50-80% annual churn rates occur in ALL MLMs because the “endless chain” model causes a 99% “failure” rate. So, most quit the scheme in less than a year, after they suffer punishing financial losses. The scheme continues only if it can replace the “losers.” It uses the same claims about “unlimited income” to fill the slots each year vacated by the previous year’s “quitters.”
Could it be that all these MLM recruits did not care to make money? They signed sales contracts. They surrendered rights as consumers to become “contractors”. They took on risky legal obligations. They paid fees. They bought sales kits. But could it be that they only wanted the products or travel services at a discount? They never intended to make any income?
Well, could be, except, why would so many such avid and loyal consumers quit the MLM schemes so quickly and never use those products ever again?
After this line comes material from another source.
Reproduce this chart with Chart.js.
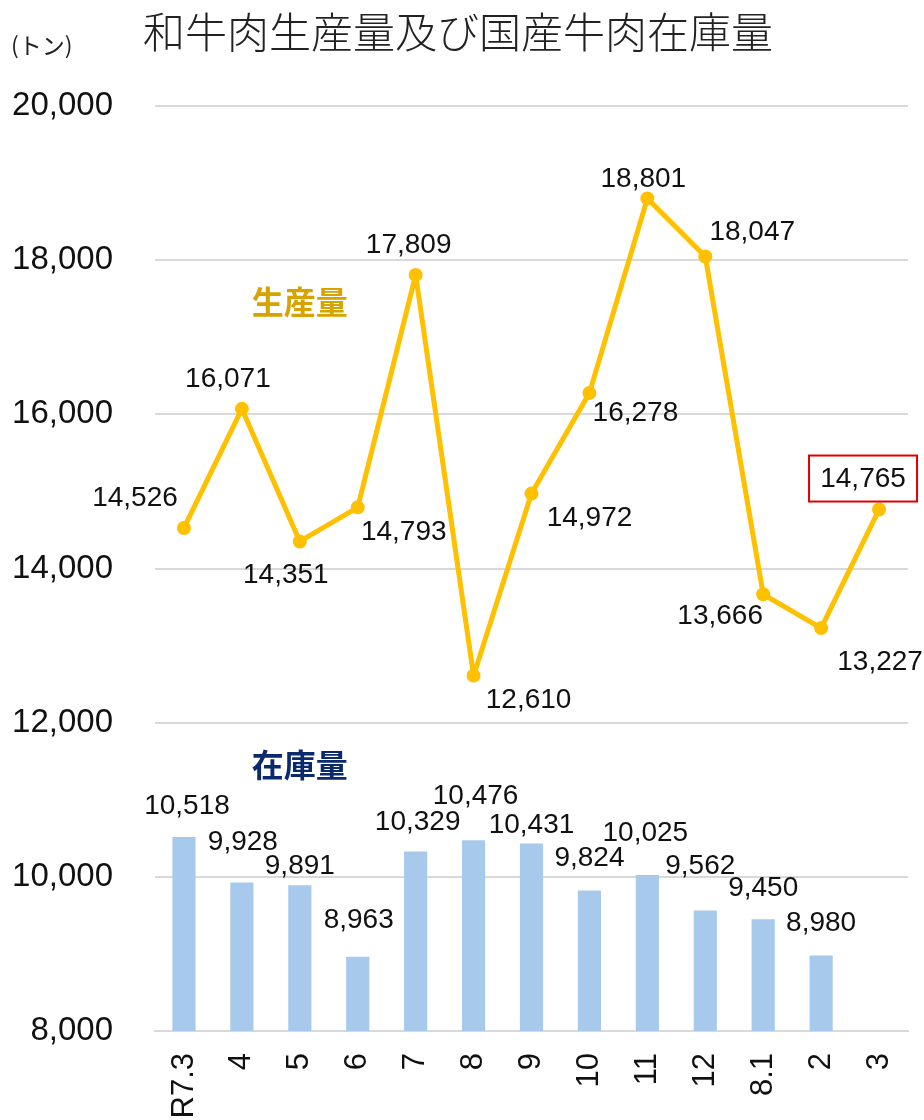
<!DOCTYPE html>
<html lang="ja">
<head>
<meta charset="utf-8">
<script src="https://cdn.jsdelivr.net/npm/chart.js@4/dist/chart.umd.min.js"></script>
<style>
  html, body { margin: 0; padding: 0; background: #fff; }
  #wrap { width: 924px; height: 1120px; }
</style>
</head>
<body>
<div id="wrap"><canvas id="c" width="924" height="1120"></canvas></div>
<script>
// ── Data ─────────────────────────────────────────────────────────────────────
const months     = ['R7.3', '4', '5', '6', '7', '8', '9', '10', '11', '12', '8.1', '2', '3']
const production = [14526, 16071, 14351, 14793, 17809, 12610, 14972, 16278, 18801, 18047, 13666, 13227, 14765]
const stock      = [10518, 9928, 9891, 8963, 10329, 10476, 10431, 9824, 10025, 9562, 9450, 8980, null]
const yTicks     = [8000, 10000, 12000, 14000, 16000, 18000, 20000]

// label nudges in px (layout only, not data)
const lineLabelShift = [[-49, -30], [-14, -30], [-14, 34], [46, 25], [-7, -30], [55, 25], [58, 25],
                        [46, 20], [-4, -19], [47, -24], [-43, 22], [59, 34], [-16, -30]]
const barLabelShift  = [[3, -31], [1, -40], [0, -19], [1, -36], [2, -29], [2, -44], [0, -18],
                        [0, -32], [-2, -42], [-5, -44], [0, -31], [0, -32], [0, 0]]
const boxedIndex = 12

const NUM_FONT = '"Liberation Sans", Arial, sans-serif'
const JP_FONT  = '"Noto Sans CJK JP", sans-serif'
const fmt = v => v.toLocaleString('en-US')

// ── Value labels + annotations ───────────────────────────────────────────────
const valueLabelsPlugin = {
  id: 'valueLabels',
  afterDatasetsDraw(chart) {
    const ctx = chart.ctx
    const xs = chart.scales.x
    const ys = chart.scales.y

    ctx.save()
    ctx.font = `28px ${NUM_FONT}`
    ctx.fillStyle = '#111'
    ctx.textAlign = 'center'
    ctx.textBaseline = 'middle'

    // production line labels
    const lineMeta = chart.getDatasetMeta(0)
    production.forEach((v, i) => {
      const el = lineMeta.data[i]
      if (!el) return
      const [dx, dy] = lineLabelShift[i]
      const x = el.x + dx
      const y = el.y + dy
      ctx.fillText(fmt(v), x, y)
      if (i === boxedIndex) {
        ctx.strokeStyle = '#E00000'
        ctx.lineWidth = 2
        ctx.strokeRect(x - 54, y - 24, 108, 46)
      }
    })

    // stock bar labels
    const barMeta = chart.getDatasetMeta(1)
    stock.forEach((v, i) => {
      const el = barMeta.data[i]
      if (!el || v == null) return
      const [dx, dy] = barLabelShift[i]
      ctx.fillText(fmt(v), el.x + dx, el.y + dy)
    })

    // series captions
    ctx.font = `bold 32px ${JP_FONT}`
    ctx.fillStyle = '#D6A300'
    ctx.fillText('生産量', xs.getPixelForValue(2), ys.getPixelForValue(17460))
    ctx.fillStyle = '#0B2A6E'
    ctx.fillText('在庫量', xs.getPixelForValue(2), ys.getPixelForValue(11450))

    // unit
    ctx.font = `23px ${JP_FONT}`
    ctx.fillStyle = '#222'
    ctx.textAlign = 'left'
    ctx.fillText('(トン)', 11, 45)
    ctx.restore()
  },
}

new Chart(document.getElementById('c'), {
  type: 'bar',
  plugins: [valueLabelsPlugin],
  data: {
    labels: months,
    datasets: [
      {
        type: 'line',
        label: '生産量',
        data: production,
        borderColor: '#FFC000',
        borderWidth: 5,
        borderJoinStyle: 'round',
        borderCapStyle: 'round',
        pointRadius: 7,
        pointBorderWidth: 0,
        pointBackgroundColor: '#FFC000',
        tension: 0,
        fill: false,
        order: 0,
      },
      {
        type: 'bar',
        label: '在庫量',
        data: stock,
        backgroundColor: '#A7CAEC',
        barPercentage: 0.8,
        categoryPercentage: 0.5,
        order: 1,
      },
    ],
  },
  options: {
    responsive: false,
    animation: false,
    layout: { padding: { top: 0, right: 16, bottom: 0, left: 8 } },
    plugins: {
      legend: { display: false },
      tooltip: { enabled: false },
      title: {
        display: true,
        text: '和牛肉生産量及び国産牛肉在庫量',
        color: '#222',
        font: { family: JP_FONT, size: 42, weight: 300 },
        padding: { top: 7, bottom: 48.6 },
      },
    },
    scales: {
      x: {
        grid: { display: false, drawTicks: false },
        border: { display: true, color: '#D9D9D9', width: 2 },
        ticks: {
          color: '#111',
          font: { family: NUM_FONT, size: 31 },
          minRotation: 90,
          maxRotation: 90,
          padding: 22,
        },
        afterFit: scale => {
          scale.height = 89
          scale.paddingLeft = 0
          scale.paddingRight = 0
        },
      },
      y: {
        min: 8000,
        max: 20000,
        afterBuildTicks: scale => { scale.ticks = yTicks.map(v => ({ value: v })) },
        grid: { color: '#D9D9D9', lineWidth: 2, drawTicks: false },
        border: { display: false },
        ticks: {
          color: '#111',
          font: { family: NUM_FONT, size: 33 },
          padding: 42,
          callback: v => fmt(v),
        },
        afterFit: scale => { scale.width = 147 },
      },
    },
  },
})
</script>
</body>
</html>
Herbalife, for example, reported that 80% of all its distributors quit the scheme each year. They don’t come back. Strange behavior for people who “loved the product”! Their “strange” behavior is evidence that what really motivated them to sign up and buy the goods in the first place was the lure of the endless chain, the impossible dream.
In the end, YTB’s sales model, marketing scheme, income promises, loss rates for its agents, concentration of commissions to its top recruiters, and churn rates of “quitters” are the mirror image of nearly all other MLMs in the DSA.
Whether the MLM recruits pay for an “agency and website” so they can get travel discounts, hotel freebies and downline commissions, or they pay for a “sales kit and monthly auto-order of inventory” so they can gain product discounts, retail profit and downline commissions, the difference is without a distinction.
The common trait that links YTB to most other DSA/MLMs and makes it “typical” is the endless chain income lure. This is the fraudulent marketing practice, cited in the California case against YTB. This is the “unfair and deceptive trade practice” referenced in the Federal Trade Commission Act to prosecute other DSA members. And, this is what the DSA and its members employ every day to ensnare millions of consumers.